Gwiazdor może trafić do więzienia. Zaraz po transferze złamał prawo

04.02.2023 11:46

Anthony Gordon nie zdążył jeszcze zadebiutować w barwach Newcastle United, a już jest o nim głośno. 21-letni angielski piłkarz zaraz po transferze złamał prawo i najbliższe pół roku może spędzić w więzieniu.

Anthony Gordon
fot. Li Ying/Xinhua News/East News

Anthony Gordon pod koniec zimowego okienka transferowego za ok. 45 milionów funtów przeszedł z broniącego się przed spadkiem Evertonu do marzącego o grze w Lidze Mistrzów Newcastle United. 21-latek błyskawicznie popadł jednak w tarapaty, co może opóźnić jego debiut w nowych barwach. Teoretycznie nawet o pół roku.

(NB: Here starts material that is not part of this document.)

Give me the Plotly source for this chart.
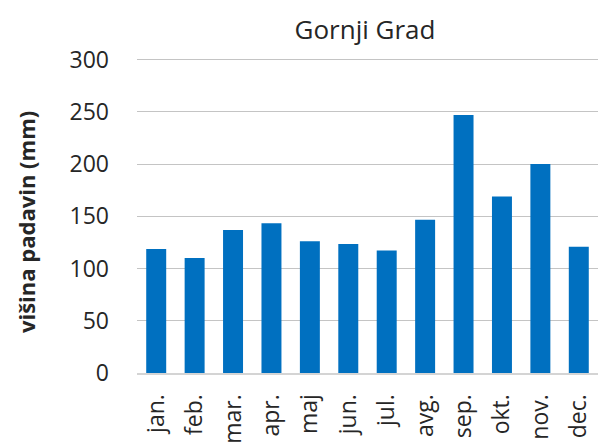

W poniedziałek brytyjskie brukowce ujawniły, że angielski skrzydłowy stracił prawo jazdy za dwukrotną odmowę podania swoich danych osobowych funkcjonariuszom policji. Dwa dni później widziano go jednak prowadzącego samochód, a za takie przewinienie grozi mu do sześciu miesięcy pozbawienia wolności. W praktyce pewnie nie trafi na kratki, ale incydent może zaważyć na jego najbliższej przyszłości w klubie znad rzeki Tyne.

Problemy Anthony'ego Gordona

Anthony Gordon nie pierwszy raz jest bohaterem nagłówków tabloidów. Piłkarz w zasadzie wymusił transfer do Newcastle, nie stawiając się na dwóch treningach w Evertonie. Z tego powodu kibice "The Toffees" zasypali go wulgaryzmami w mediach społecznościowych.

"Sroki" w sobotę 4 lutego zagrają na własnym obiekcie z West Hamem United. W drużynie gości między słupkami powinien stanąć Łukasz Fabiański.